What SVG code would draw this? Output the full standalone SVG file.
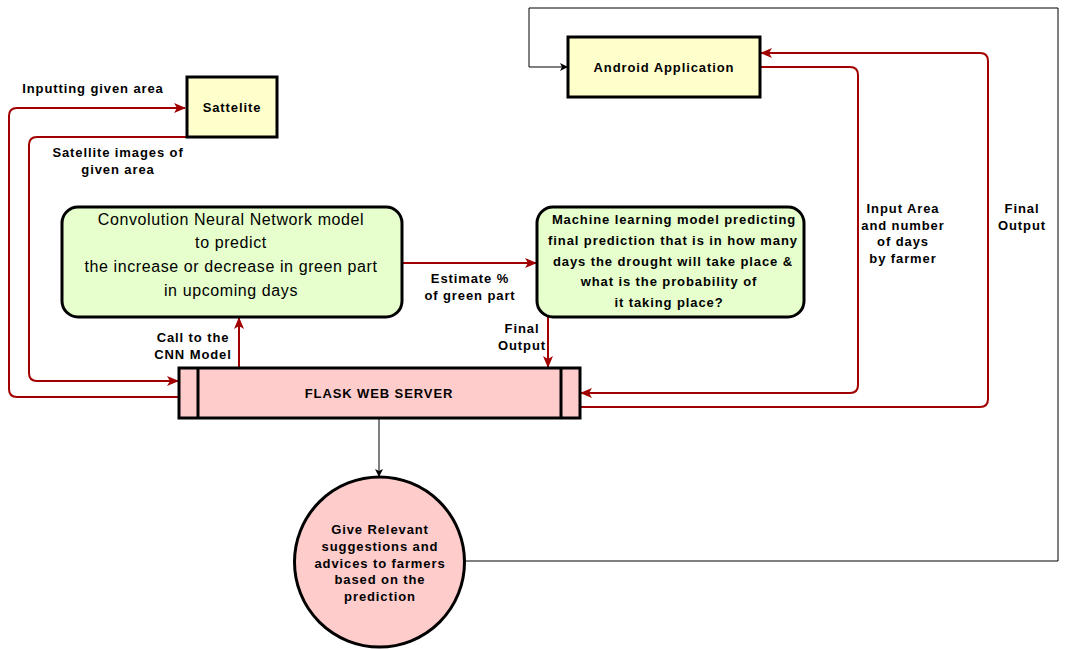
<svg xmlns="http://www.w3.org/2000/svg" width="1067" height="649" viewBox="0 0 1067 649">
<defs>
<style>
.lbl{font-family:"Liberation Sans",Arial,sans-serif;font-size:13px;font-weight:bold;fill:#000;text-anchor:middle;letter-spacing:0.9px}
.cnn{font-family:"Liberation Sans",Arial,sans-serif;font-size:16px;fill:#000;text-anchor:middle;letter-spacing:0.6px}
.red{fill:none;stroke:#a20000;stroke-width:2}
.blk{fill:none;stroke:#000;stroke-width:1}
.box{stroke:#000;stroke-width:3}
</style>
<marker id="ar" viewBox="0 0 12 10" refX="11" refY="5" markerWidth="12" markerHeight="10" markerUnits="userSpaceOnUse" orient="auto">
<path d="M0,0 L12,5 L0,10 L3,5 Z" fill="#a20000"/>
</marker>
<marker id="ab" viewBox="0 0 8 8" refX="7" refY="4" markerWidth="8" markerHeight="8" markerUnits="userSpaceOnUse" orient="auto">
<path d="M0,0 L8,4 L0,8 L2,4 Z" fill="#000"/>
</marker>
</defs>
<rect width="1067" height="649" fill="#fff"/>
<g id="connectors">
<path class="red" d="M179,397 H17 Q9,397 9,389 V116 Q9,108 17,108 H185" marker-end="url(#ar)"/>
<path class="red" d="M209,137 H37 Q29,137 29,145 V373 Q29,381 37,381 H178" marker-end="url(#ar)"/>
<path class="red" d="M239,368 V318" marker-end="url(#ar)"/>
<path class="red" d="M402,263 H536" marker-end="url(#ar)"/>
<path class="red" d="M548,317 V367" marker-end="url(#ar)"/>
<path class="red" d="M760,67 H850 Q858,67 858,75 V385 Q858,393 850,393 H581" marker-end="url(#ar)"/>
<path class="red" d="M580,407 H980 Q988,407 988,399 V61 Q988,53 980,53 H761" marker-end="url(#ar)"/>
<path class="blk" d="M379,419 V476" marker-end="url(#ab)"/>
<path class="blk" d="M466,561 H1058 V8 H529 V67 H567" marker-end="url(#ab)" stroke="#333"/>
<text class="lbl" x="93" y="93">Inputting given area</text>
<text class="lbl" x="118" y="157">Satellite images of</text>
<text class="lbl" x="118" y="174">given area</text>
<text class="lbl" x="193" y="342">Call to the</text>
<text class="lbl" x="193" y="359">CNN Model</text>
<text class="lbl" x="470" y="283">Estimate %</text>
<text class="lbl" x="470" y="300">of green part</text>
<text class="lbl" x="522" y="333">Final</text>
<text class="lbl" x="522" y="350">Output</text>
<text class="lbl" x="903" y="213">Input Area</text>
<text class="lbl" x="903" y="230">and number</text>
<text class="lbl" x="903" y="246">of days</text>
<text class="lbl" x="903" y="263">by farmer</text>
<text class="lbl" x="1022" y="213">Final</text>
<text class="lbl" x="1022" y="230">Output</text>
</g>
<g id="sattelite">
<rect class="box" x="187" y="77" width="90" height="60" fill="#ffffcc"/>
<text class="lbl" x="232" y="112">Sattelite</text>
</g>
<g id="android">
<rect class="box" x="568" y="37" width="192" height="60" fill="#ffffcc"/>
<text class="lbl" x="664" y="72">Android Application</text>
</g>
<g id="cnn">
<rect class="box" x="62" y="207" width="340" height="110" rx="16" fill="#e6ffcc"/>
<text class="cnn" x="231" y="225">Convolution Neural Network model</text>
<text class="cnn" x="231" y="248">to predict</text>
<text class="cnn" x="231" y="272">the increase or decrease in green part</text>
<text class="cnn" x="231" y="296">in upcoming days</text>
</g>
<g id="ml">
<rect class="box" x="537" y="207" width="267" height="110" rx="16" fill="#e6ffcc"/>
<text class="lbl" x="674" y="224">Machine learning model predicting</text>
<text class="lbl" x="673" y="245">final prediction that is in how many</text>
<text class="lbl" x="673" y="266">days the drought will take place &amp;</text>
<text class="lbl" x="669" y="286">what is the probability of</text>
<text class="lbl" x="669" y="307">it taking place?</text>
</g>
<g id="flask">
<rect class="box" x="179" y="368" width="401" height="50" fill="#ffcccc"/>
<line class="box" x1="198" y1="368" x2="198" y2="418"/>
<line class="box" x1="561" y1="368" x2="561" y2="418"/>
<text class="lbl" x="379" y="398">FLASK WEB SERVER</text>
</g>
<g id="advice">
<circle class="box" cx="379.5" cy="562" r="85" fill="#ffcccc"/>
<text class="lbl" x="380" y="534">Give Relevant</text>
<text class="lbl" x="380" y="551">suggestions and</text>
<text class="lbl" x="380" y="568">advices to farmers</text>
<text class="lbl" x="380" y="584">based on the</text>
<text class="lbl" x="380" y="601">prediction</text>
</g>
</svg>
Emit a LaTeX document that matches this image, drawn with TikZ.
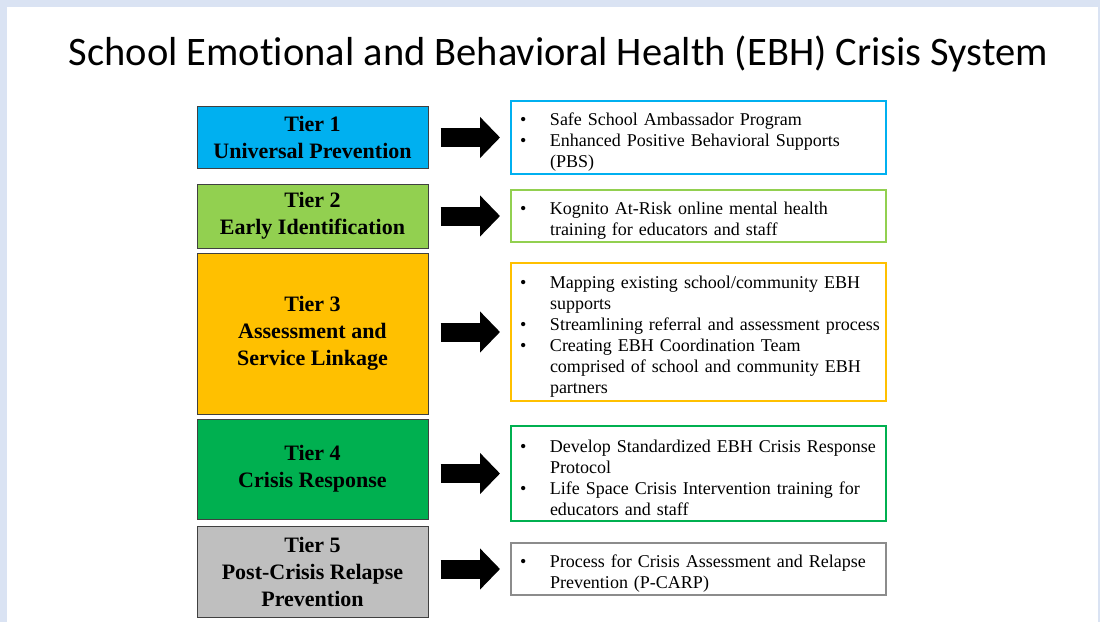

━━━

> **Aim of the task**
Transcribe all of the entries word for word, but skip any pictures they contain.

> **Task response**
What SVG code would draw this? Output the full standalone SVG file.
<svg xmlns="http://www.w3.org/2000/svg" width="1067" height="649" viewBox="0 0 1067 649">
<defs>
<style>
.lbl{font-family:"Liberation Sans",Arial,sans-serif;font-size:13px;font-weight:bold;fill:#000;text-anchor:middle;letter-spacing:0.9px}
.cnn{font-family:"Liberation Sans",Arial,sans-serif;font-size:16px;fill:#000;text-anchor:middle;letter-spacing:0.6px}
.red{fill:none;stroke:#a20000;stroke-width:2}
.blk{fill:none;stroke:#000;stroke-width:1}
.box{stroke:#000;stroke-width:3}
</style>
<marker id="ar" viewBox="0 0 12 10" refX="11" refY="5" markerWidth="12" markerHeight="10" markerUnits="userSpaceOnUse" orient="auto">
<path d="M0,0 L12,5 L0,10 L3,5 Z" fill="#a20000"/>
</marker>
<marker id="ab" viewBox="0 0 8 8" refX="7" refY="4" markerWidth="8" markerHeight="8" markerUnits="userSpaceOnUse" orient="auto">
<path d="M0,0 L8,4 L0,8 L2,4 Z" fill="#000"/>
</marker>
</defs>
<rect width="1067" height="649" fill="#fff"/>
<g id="connectors">
<path class="red" d="M179,397 H17 Q9,397 9,389 V116 Q9,108 17,108 H185" marker-end="url(#ar)"/>
<path class="red" d="M209,137 H37 Q29,137 29,145 V373 Q29,381 37,381 H178" marker-end="url(#ar)"/>
<path class="red" d="M239,368 V318" marker-end="url(#ar)"/>
<path class="red" d="M402,263 H536" marker-end="url(#ar)"/>
<path class="red" d="M548,317 V367" marker-end="url(#ar)"/>
<path class="red" d="M760,67 H850 Q858,67 858,75 V385 Q858,393 850,393 H581" marker-end="url(#ar)"/>
<path class="red" d="M580,407 H980 Q988,407 988,399 V61 Q988,53 980,53 H761" marker-end="url(#ar)"/>
<path class="blk" d="M379,419 V476" marker-end="url(#ab)"/>
<path class="blk" d="M466,561 H1058 V8 H529 V67 H567" marker-end="url(#ab)" stroke="#333"/>
<text class="lbl" x="93" y="93">Inputting given area</text>
<text class="lbl" x="118" y="157">Satellite images of</text>
<text class="lbl" x="118" y="174">given area</text>
<text class="lbl" x="193" y="342">Call to the</text>
<text class="lbl" x="193" y="359">CNN Model</text>
<text class="lbl" x="470" y="283">Estimate %</text>
<text class="lbl" x="470" y="300">of green part</text>
<text class="lbl" x="522" y="333">Final</text>
<text class="lbl" x="522" y="350">Output</text>
<text class="lbl" x="903" y="213">Input Area</text>
<text class="lbl" x="903" y="230">and number</text>
<text class="lbl" x="903" y="246">of days</text>
<text class="lbl" x="903" y="263">by farmer</text>
<text class="lbl" x="1022" y="213">Final</text>
<text class="lbl" x="1022" y="230">Output</text>
</g>
<g id="sattelite">
<rect class="box" x="187" y="77" width="90" height="60" fill="#ffffcc"/>
<text class="lbl" x="232" y="112">Sattelite</text>
</g>
<g id="android">
<rect class="box" x="568" y="37" width="192" height="60" fill="#ffffcc"/>
<text class="lbl" x="664" y="72">Android Application</text>
</g>
<g id="cnn">
<rect class="box" x="62" y="207" width="340" height="110" rx="16" fill="#e6ffcc"/>
<text class="cnn" x="231" y="225">Convolution Neural Network model</text>
<text class="cnn" x="231" y="248">to predict</text>
<text class="cnn" x="231" y="272">the increase or decrease in green part</text>
<text class="cnn" x="231" y="296">in upcoming days</text>
</g>
<g id="ml">
<rect class="box" x="537" y="207" width="267" height="110" rx="16" fill="#e6ffcc"/>
<text class="lbl" x="674" y="224">Machine learning model predicting</text>
<text class="lbl" x="673" y="245">final prediction that is in how many</text>
<text class="lbl" x="673" y="266">days the drought will take place &amp;</text>
<text class="lbl" x="669" y="286">what is the probability of</text>
<text class="lbl" x="669" y="307">it taking place?</text>
</g>
<g id="flask">
<rect class="box" x="179" y="368" width="401" height="50" fill="#ffcccc"/>
<line class="box" x1="198" y1="368" x2="198" y2="418"/>
<line class="box" x1="561" y1="368" x2="561" y2="418"/>
<text class="lbl" x="379" y="398">FLASK WEB SERVER</text>
</g>
<g id="advice">
<circle class="box" cx="379.5" cy="562" r="85" fill="#ffcccc"/>
<text class="lbl" x="380" y="534">Give Relevant</text>
<text class="lbl" x="380" y="551">suggestions and</text>
<text class="lbl" x="380" y="568">advices to farmers</text>
<text class="lbl" x="380" y="584">based on the</text>
<text class="lbl" x="380" y="601">prediction</text>
</g>
</svg>
Emit a LaTeX document that matches this image, drawn with TikZ.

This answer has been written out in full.